*GIVEN TASK*
Keep only those lines of the records that include the string "LaTeX".

---------- INPUT FOR THIS TASK ----------

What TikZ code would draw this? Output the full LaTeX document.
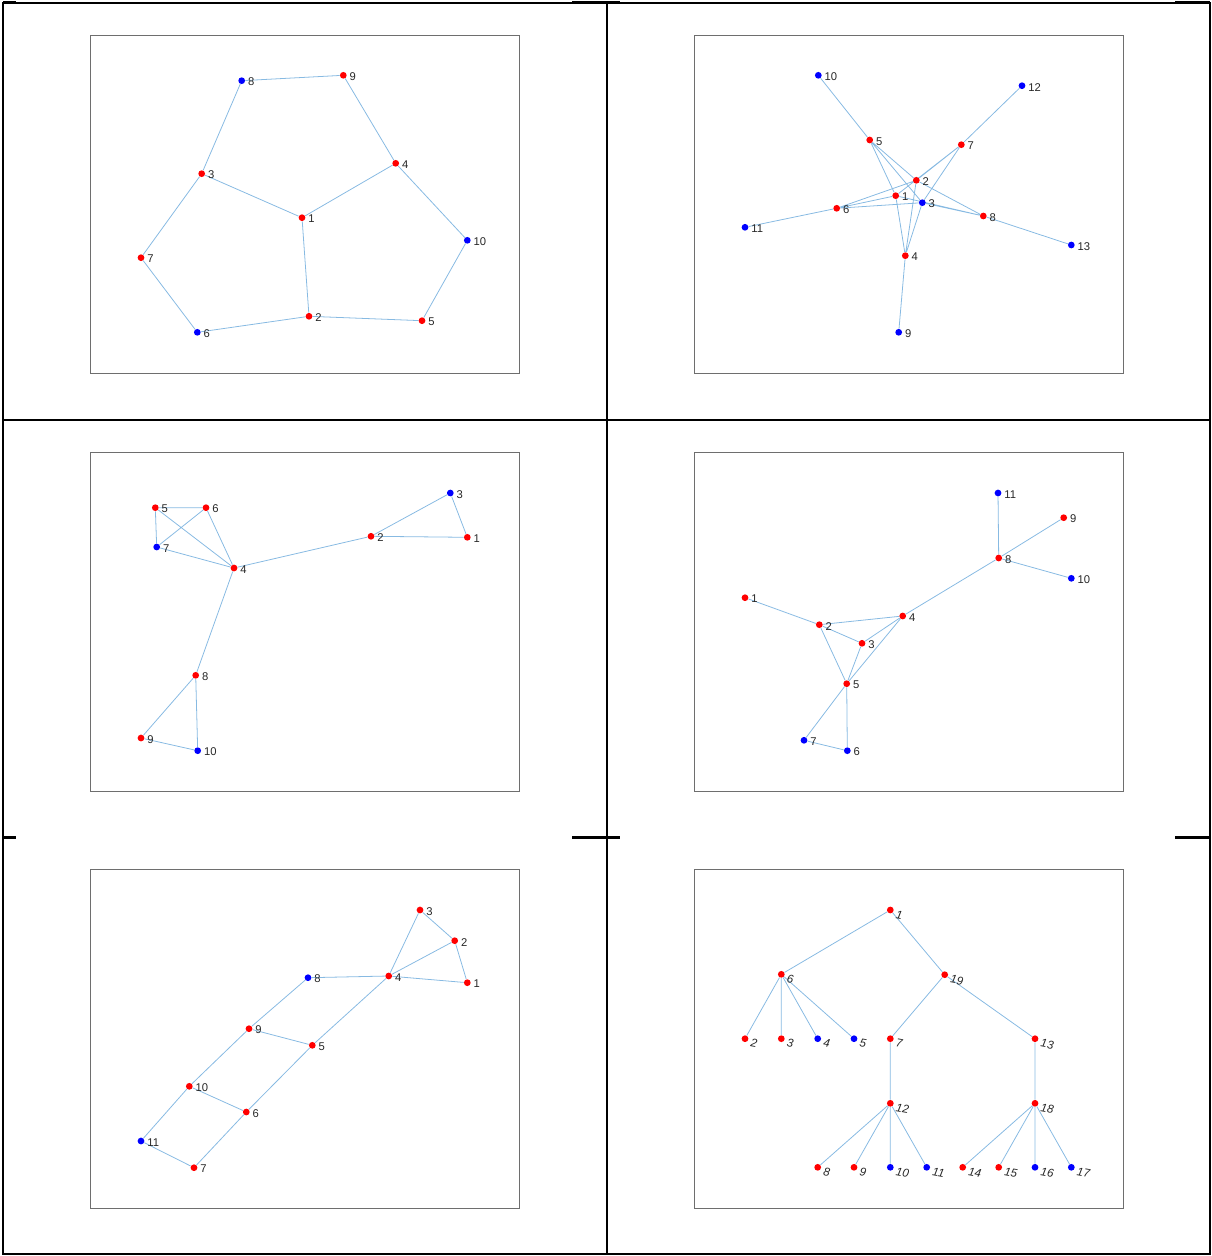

----------
---------- INPUT FOR THIS TASK ----------

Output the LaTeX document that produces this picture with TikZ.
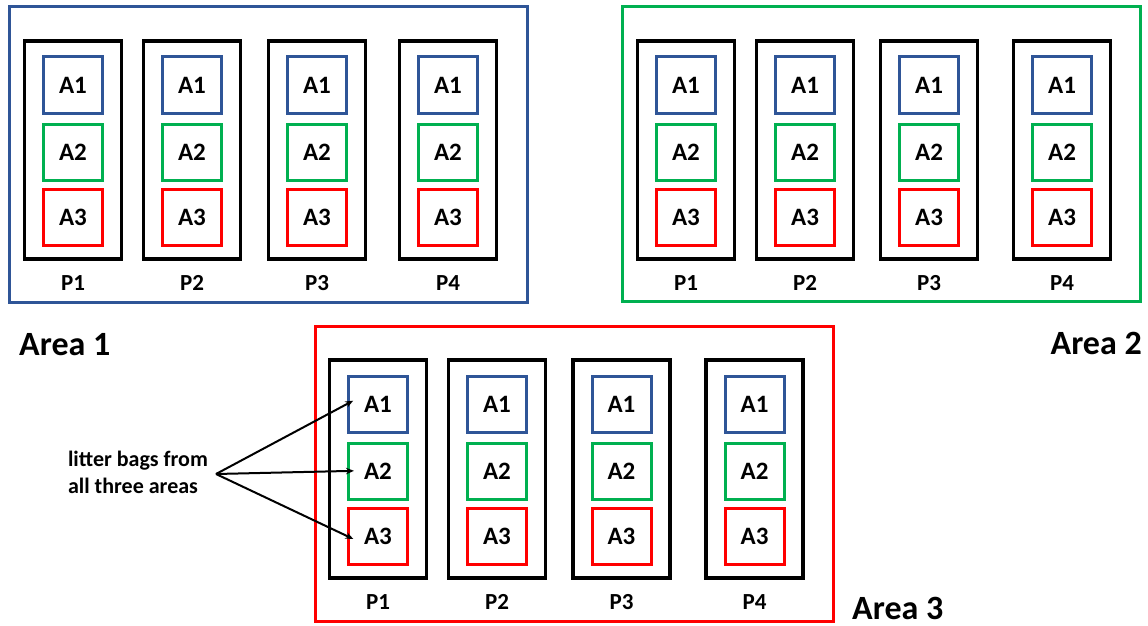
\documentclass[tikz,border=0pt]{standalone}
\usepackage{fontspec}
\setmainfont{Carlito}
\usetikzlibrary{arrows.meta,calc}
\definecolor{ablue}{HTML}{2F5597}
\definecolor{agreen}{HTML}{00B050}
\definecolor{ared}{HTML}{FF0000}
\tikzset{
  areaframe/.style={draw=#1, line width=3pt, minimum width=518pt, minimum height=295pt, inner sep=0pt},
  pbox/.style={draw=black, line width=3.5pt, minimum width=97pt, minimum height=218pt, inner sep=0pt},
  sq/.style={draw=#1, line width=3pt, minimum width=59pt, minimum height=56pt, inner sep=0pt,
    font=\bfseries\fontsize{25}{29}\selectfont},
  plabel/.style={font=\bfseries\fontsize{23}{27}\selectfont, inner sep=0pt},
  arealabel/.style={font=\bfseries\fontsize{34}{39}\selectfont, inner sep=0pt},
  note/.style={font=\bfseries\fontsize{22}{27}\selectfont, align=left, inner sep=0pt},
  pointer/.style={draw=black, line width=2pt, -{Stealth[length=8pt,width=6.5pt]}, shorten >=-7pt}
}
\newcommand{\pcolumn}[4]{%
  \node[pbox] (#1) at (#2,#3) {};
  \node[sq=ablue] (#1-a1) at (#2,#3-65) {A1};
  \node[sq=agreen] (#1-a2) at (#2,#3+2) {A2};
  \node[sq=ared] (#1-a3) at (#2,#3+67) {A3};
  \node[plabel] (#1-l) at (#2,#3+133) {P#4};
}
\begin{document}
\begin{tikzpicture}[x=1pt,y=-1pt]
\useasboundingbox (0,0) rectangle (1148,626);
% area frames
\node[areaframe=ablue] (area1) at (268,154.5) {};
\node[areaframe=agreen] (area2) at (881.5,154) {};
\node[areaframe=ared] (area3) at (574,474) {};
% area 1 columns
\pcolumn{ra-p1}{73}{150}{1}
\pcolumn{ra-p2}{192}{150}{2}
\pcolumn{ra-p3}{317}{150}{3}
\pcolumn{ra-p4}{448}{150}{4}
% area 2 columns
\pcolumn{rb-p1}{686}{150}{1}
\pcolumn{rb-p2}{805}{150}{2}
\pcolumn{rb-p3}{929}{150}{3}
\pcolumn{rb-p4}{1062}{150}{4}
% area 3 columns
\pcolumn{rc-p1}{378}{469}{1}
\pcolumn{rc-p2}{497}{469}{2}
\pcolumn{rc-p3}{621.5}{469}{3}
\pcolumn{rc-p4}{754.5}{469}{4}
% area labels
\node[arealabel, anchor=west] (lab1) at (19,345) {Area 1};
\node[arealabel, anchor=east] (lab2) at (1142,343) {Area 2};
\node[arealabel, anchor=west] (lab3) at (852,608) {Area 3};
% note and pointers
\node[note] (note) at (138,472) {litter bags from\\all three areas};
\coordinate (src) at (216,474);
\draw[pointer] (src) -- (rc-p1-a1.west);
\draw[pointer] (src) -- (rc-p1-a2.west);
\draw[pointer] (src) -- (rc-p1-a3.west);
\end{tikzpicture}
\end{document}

----------
---------- INPUT FOR THIS TASK ----------

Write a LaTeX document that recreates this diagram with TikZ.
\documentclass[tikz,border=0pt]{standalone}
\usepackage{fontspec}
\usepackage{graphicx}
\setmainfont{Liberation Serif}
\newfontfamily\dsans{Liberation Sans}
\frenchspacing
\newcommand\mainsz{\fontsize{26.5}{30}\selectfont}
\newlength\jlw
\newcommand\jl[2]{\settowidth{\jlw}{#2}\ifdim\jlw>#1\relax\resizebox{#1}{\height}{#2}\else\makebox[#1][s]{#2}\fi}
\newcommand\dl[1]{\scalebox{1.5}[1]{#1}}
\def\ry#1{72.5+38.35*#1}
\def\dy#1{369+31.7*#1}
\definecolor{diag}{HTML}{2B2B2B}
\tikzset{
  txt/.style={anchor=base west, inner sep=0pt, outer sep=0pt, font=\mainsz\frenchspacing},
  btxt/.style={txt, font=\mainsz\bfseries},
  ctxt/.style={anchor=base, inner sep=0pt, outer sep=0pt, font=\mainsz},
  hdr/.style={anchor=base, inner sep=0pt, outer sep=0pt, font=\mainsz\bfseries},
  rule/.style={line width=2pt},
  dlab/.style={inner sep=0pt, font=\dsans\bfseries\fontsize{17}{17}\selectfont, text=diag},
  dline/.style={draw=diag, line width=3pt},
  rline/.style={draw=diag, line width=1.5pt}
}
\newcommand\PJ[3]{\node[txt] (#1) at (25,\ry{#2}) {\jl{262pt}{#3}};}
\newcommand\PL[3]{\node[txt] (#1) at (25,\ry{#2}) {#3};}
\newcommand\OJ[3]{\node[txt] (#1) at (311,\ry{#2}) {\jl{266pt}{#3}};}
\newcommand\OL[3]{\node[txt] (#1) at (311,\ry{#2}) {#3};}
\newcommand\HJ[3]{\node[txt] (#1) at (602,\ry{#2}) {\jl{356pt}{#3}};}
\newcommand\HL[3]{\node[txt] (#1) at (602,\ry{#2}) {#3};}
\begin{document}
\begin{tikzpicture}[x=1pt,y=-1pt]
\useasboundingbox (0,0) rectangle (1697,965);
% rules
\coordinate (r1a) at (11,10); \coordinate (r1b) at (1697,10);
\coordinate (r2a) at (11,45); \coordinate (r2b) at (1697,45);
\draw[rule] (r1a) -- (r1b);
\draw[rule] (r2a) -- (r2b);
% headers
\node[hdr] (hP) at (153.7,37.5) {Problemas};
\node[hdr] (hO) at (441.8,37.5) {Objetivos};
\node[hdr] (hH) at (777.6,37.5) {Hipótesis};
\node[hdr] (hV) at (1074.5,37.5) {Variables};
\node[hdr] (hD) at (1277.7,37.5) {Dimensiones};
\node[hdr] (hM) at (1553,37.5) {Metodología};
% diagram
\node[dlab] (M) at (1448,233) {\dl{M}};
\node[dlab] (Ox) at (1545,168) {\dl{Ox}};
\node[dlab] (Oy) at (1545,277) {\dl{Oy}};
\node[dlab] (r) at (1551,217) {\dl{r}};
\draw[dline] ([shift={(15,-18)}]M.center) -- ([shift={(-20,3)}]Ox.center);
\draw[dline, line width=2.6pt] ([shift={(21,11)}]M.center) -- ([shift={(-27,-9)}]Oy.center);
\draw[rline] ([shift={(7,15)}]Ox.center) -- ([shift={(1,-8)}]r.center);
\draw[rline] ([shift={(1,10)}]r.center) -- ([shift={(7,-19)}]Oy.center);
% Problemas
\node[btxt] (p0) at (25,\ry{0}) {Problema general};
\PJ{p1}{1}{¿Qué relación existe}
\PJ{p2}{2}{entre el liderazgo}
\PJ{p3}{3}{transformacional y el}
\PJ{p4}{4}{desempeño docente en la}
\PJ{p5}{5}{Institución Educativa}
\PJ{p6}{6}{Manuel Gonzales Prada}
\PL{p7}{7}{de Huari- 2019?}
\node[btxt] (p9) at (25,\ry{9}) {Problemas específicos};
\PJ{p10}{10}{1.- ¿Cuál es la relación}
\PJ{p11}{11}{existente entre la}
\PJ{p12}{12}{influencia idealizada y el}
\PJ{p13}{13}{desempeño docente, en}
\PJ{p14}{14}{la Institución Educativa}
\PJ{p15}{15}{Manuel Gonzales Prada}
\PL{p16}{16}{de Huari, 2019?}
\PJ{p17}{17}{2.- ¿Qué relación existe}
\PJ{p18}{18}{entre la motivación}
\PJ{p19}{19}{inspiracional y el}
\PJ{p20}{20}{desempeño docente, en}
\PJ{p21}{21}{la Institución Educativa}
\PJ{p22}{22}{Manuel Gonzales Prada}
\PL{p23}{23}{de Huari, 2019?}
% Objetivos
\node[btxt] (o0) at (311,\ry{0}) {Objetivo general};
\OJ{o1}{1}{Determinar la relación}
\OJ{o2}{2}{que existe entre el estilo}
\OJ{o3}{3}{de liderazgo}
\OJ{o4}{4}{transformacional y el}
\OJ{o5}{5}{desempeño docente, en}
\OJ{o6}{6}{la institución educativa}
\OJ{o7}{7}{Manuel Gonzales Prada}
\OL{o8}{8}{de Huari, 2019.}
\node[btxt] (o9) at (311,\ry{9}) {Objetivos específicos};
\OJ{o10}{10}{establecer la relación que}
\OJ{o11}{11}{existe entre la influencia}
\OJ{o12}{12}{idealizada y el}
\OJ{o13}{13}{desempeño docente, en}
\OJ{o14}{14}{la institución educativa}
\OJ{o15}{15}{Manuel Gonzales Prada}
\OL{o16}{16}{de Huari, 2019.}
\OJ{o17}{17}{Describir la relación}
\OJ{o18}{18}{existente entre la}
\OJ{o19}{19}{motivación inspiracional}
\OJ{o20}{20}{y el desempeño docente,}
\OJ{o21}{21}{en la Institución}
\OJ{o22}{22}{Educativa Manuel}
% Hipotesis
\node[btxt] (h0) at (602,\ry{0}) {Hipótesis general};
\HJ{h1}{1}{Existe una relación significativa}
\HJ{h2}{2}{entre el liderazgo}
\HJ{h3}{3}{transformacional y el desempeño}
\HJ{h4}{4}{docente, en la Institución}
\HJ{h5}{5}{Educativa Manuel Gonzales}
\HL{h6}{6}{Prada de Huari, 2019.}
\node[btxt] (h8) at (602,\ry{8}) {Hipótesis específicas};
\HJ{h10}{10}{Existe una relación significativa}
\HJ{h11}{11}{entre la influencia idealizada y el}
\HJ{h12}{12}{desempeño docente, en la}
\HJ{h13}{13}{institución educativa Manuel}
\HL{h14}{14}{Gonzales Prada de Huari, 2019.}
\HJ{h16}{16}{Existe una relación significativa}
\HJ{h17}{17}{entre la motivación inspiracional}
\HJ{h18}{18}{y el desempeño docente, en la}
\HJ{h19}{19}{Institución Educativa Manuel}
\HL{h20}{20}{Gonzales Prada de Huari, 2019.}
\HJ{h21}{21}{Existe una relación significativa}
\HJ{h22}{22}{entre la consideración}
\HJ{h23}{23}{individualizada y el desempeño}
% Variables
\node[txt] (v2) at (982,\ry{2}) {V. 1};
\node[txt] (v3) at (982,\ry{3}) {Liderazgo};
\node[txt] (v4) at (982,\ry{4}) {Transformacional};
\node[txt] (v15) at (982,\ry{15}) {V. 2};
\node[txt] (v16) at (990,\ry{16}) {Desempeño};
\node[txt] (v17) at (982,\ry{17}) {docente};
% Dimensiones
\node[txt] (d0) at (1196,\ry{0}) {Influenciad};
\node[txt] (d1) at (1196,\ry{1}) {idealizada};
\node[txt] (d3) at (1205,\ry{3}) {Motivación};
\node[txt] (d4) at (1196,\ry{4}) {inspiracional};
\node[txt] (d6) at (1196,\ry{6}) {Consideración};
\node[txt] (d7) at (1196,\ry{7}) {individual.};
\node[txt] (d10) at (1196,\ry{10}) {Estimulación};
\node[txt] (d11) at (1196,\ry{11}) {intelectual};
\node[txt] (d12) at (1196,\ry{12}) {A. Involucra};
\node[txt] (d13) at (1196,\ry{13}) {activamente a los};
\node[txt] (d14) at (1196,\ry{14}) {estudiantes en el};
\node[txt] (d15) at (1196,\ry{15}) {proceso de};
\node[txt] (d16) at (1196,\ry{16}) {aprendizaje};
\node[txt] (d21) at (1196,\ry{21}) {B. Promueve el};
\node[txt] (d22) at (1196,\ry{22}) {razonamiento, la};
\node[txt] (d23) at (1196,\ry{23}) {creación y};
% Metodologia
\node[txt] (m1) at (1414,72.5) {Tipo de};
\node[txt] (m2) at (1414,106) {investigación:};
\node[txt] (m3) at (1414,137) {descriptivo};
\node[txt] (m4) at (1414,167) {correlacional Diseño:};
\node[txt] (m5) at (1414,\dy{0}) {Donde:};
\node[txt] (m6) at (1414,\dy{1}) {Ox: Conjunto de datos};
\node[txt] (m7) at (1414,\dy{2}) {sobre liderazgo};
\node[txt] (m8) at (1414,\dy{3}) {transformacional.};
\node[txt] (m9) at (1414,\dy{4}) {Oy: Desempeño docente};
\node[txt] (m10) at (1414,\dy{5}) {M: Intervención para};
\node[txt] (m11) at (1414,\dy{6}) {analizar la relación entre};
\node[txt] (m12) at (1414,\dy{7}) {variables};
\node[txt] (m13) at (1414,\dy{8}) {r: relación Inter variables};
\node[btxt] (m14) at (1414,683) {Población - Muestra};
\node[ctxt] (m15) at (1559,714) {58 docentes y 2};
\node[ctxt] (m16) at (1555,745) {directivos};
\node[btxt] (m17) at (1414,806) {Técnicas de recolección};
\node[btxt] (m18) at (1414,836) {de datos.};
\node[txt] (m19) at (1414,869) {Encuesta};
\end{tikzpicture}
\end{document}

----------

*ANSWER TO THIS PROBLEM*
What TikZ code would draw this? Output the full LaTeX document.
Output the LaTeX document that produces this picture with TikZ.
Write a LaTeX document that recreates this diagram with TikZ.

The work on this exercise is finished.